The norms said banks should have a formal disclosure policy for Pillar 3 data approved by the board of directors that sets out the internal controls and procedures for disclosure of such information.
“The board of directors and senior management shall be responsible for establishing and maintaining an effective internal control structure over the disclosure of financial information, including Pillar 3 disclosures,” RBI said.
Moreover, one or more whole-time directors shall attest in writing that Pillar 3 disclosures have been prepared in accordance with the board-agreed internal control processes.
While the regulator believes that the disclosure requirements strike an appropriate balance between the need for meaningful disclosure and the protection of proprietary and confidential information, it said in exceptional cases where disclosure of certain items may contravene legal obligations by making public information that is proprietary or confidential in nature, banks should disclose more general information about the subject.

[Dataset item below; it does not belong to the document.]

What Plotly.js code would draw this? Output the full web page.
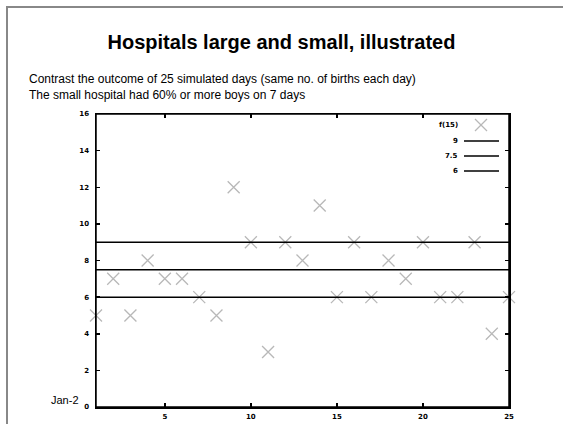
<!DOCTYPE html>
<html>
<head>
<meta charset="utf-8">
<script src="https://cdn.plot.ly/plotly-3.0.1.min.js"></script>
<style>
  html, body { margin: 0; padding: 0; background: #fff; }
  #wrap { position: relative; width: 563px; height: 424px; overflow: hidden; }
  #frame { position: absolute; left: 6px; top: 6px; width: 600px; height: 500px;
           border-left: 2px solid #888; border-top: 2px solid #888; }
  #chart { position: absolute; left: 0; top: 0; width: 563px; height: 424px; }
</style>
</head>
<body>
<div id="wrap"><div id="frame"></div><div id="chart"></div></div>
<script>
// Data
const days = [1,2,3,4,5,6,7,8,9,10,11,12,13,14,15,16,17,18,19,20,21,22,23,24,25];
const boys = [5,7,5,8,7,7,6,5,12,9,3,9,8,11,6,9,6,8,7,9,6,6,9,4,6];
const seriesName = 'f(15)';
const thresholds = [9, 7.5, 6];
const thresholdLabels = ['9', '7.5', '6'];
const xTicks = [5,10,15,20,25];
const yTicks = [0,2,4,6,8,10,12,14,16];

// Layout geometry (pixels)
const W = 563, H = 424;
const L = 96, R = 509, T = 114, B = 407;
const px = x => (x - L) / (R - L);
const py = y => (B - y) / (B - T);

const traces = [];
traces.push({
  x: days, y: boys, type: 'scatter', mode: 'markers', name: seriesName,
  cliponaxis: false, showlegend: false,
  marker: { symbol: 'x-thin-open', size: 12, color: '#b8b8b8', line: { width: 1.3, color: '#b8b8b8' } }
});
thresholds.forEach((t, i) => {
  traces.push({
    x: [days[0], days[days.length - 1]], y: [t, t], type: 'scatter', mode: 'lines',
    name: thresholdLabels[i], showlegend: false,
    line: { color: '#000', width: 1.5 }
  });
});

const tickFont = { family: 'DejaVu Sans, sans-serif', size: 7, color: '#000', weight: 'bold' };
const annotations = [
  { text: 'Contrast the outcome of 25 simulated days (same no. of births each day)', xref: 'paper', yref: 'paper',
    x: px(27), y: py(79), xanchor: 'left', yanchor: 'middle', showarrow: false,
    font: { family: 'Liberation Sans, Arial, sans-serif', size: 12, color: '#000' } },
  { text: 'The small hospital had 60% or more boys on 7 days', xref: 'paper', yref: 'paper',
    x: px(27), y: py(95), xanchor: 'left', yanchor: 'middle', showarrow: false,
    font: { family: 'Liberation Sans, Arial, sans-serif', size: 12, color: '#000' } },
  { text: 'Jan-2', xref: 'paper', yref: 'paper', x: px(81), y: py(400), xanchor: 'right', yanchor: 'middle',
    showarrow: false, font: { family: 'Liberation Sans, Arial, sans-serif', size: 11, color: '#000' } }
];
// custom legend (gnuplot style: label left of sample)
const legendRows = [seriesName].concat(thresholdLabels);
const legendY = [125, 141, 156, 171];
legendRows.forEach((lab, i) => {
  annotations.push({ text: lab, xref: 'paper', yref: 'paper', x: px(460), y: py(legendY[i]),
    xanchor: 'right', yanchor: 'middle', showarrow: false, font: tickFont });
});
const shapes = [];
// plot frame
shapes.push({ type: 'rect', xref: 'paper', yref: 'paper', x0: 0, x1: 1, y0: 0, y1: 1,
  line: { color: '#000', width: 1.5 }, layer: 'above' });
thresholdLabels.forEach((lab, i) => {
  shapes.push({ type: 'line', xref: 'paper', yref: 'paper', x0: px(464), x1: px(499),
    y0: py(legendY[i + 1]), y1: py(legendY[i + 1]), line: { color: '#000', width: 1.5 } });
});
// marker sample
const mx = 481, my = 125, ms = 6;
shapes.push({ type: 'line', xref: 'paper', yref: 'paper', x0: px(mx - ms), x1: px(mx + ms),
  y0: py(my - ms), y1: py(my + ms), line: { color: '#b8b8b8', width: 1.3 } });
shapes.push({ type: 'line', xref: 'paper', yref: 'paper', x0: px(mx - ms), x1: px(mx + ms),
  y0: py(my + ms), y1: py(my - ms), line: { color: '#b8b8b8', width: 1.3 } });

const layout = {
  width: W, height: H,
  margin: { l: L, r: W - R, t: T, b: H - B, pad: 0 },
  paper_bgcolor: 'rgba(0,0,0,0)', plot_bgcolor: 'rgba(0,0,0,0)',
  showlegend: false,
  title: { text: '<b>Hospitals large and small, illustrated</b>', xref: 'container', yref: 'container',
    x: 0.5, xanchor: 'center', y: 1 - 42 / H, yanchor: 'middle',
    font: { family: 'Liberation Sans, Arial, sans-serif', size: 20, color: '#000' } },
  xaxis: { range: [1, 25], tickvals: xTicks, ticks: 'inside', ticklen: 4, tickwidth: 1.5, tickcolor: '#000',
    showline: true, linecolor: '#000', linewidth: 1.5, mirror: 'ticks', showgrid: false, zeroline: false,
    tickfont: tickFont, ticklabelstandoff: 2, fixedrange: true },
  yaxis: { range: [0, 16], tickvals: yTicks, ticks: 'inside', ticklen: 4, tickwidth: 1.5, tickcolor: '#000',
    showline: true, linecolor: '#000', linewidth: 1.5, mirror: 'ticks', showgrid: false, zeroline: false,
    tickfont: tickFont, ticklabelstandoff: 4, fixedrange: true },
  annotations: annotations,
  shapes: shapes
};
Plotly.newPlot('chart', traces, layout, { staticPlot: true, displayModeBar: false });
</script>
</body>
</html>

“It shall also explain in the narrative commentary to the disclosure requirement the fact that specific items of information have not been disclosed and the reasons thereof,” the draft norms said.
On the guiding principles of Pillar 3 disclosures, the draft norms said disclosures should be clear and presented in a form that is understandable to key stakeholders and communicated through an accessible medium.
Moreover, disclosures should be comprehensive, describing a bank’s main activities and all significant risks, supported by relevant underlying data and information.
Another principle is that the disclosures should be meaningful to users, highlighting banks’ most significant current and emerging risks and how those risks are managed.
The norms also said disclosures shall be consistent over time and comparable across banks.
Banks have been asked to publish Pillar 3 disclosures concurrently with their financial reports for the corresponding period.